Say, an illegal migrant couple, who came to Assam in 1974, has three daughters born in 1975, 1976, and 1977, respectively. While the parents are foreigners, the daughters will be citizens. Again if those daughters on attaining maturity marry in 1994, 1995 and 1996 to three illegal migrants from Bangladesh, and have three children each before 2004, all the children will be citizens. The husbands, though, being illegal migrants will not get citizenship.
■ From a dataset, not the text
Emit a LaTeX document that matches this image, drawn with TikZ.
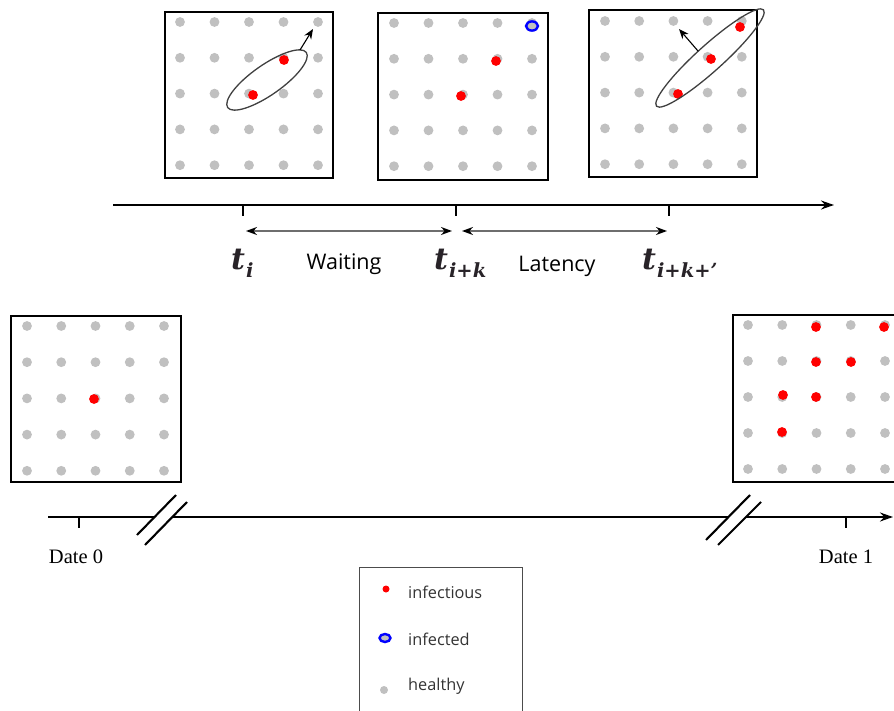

In this manner, from the first illegal migrant couple, the family, by 2004, would have grown to 17 members of which only the first migrant couple and their three sons-in-laws will be illegal migrants, and the rest 12 members will be citizens. It is only if, an illegal migrant couple comes after 03 December 2004, and has children in India that both the parents and children will continue to be foreigners.

Shift in cut-off date

In this manner, the cut-off date for grant of citizenship to those who came from Bangladesh shifts from 25 March 1971 to 03 December 2004.

However, had the border been sealed or government vigilant, the first migrant couple would not have been able to enter or even if the couple had entered, it would have been expelled immediately.  But, illegal immigrants are welcomed, enrolled as voters, given benefits of development schemes, and by virtue of being Muslims, get special benefits for minorities and better treatment than the original inhabitants. To protect them, all measures are taken by the government. It takes a six year-long agitation, with 855 martyrs for the government to agree to deport them.

Furthermore, even the Assam Accord is frustrated by the IMDT Act during whose pendency for 22 years (1983 to 2005), only 1481 foreigners have been deported and which the Supreme Court observes is an Act brought in to protect illegal migrants in Assam. Even after being set aside in 2005, the Central Government brings in other measures to protect foreigners which were set aside by the Supreme Court in December 2006. Thereafter nothing is done and it is only at the insistence of the Supreme Court that the Assam Accord is being implemented by updating NRC.

Even though, all the illegalities committed by Government have been consistently set aside by the Supreme Court, the whole process of delay has inured to the benefit of foreigners and the political interests which protect them.

Assam Accord not being implemented 

Even the Assam Accord is not being implemented in respect of two major conditions. Firstly, under Clause 5.8, all foreigners coming after March 25, 1971 were to be expelled, but the whole process of NRC updating is silent as no measures are being taken to identify and expel the few remaining foreigners.

Secondly, Clause 10, “prevention of encroachment of government land and lands and tribal lands….. and unauthorized encroachers evicted” has not been implemented. On the other hand, Bangladeshis are being encouraged to encroach. For instance, it has been admitted by Circle Officer Sipajhar, that 77,420 bighas of riverine/ grazing land  is under encroachment, but this land has 33 government schools and 3 health centres and most importantly, many voters.

Additionally, for all those remaining foreigners, the large scale fabrication of identity proofs and a complicit state government will ensure that they remain there, so that the political interests who they sustain will thrive at the cost of the identity of the indigenous inhabitants.

What needs to be done

What requires to be done or ought to have been done is to make the condition of citizenship by birth being granted only on both the parents being citizens, to be made effective not from 03 December 2004, but from 25 March 1971, by amending the Citizenship Act, 1955. This is not difficult at all as by the signing of the Assam Accord, the Citizenship Act was amended by giving retrospective benefit of grant of citizenship to foreigners living in Assam up to 25 March 1971. The same now needs to be carried out in respect of the condition of both parents being citizens for acquiring citizenship by birth from 25 March 1971.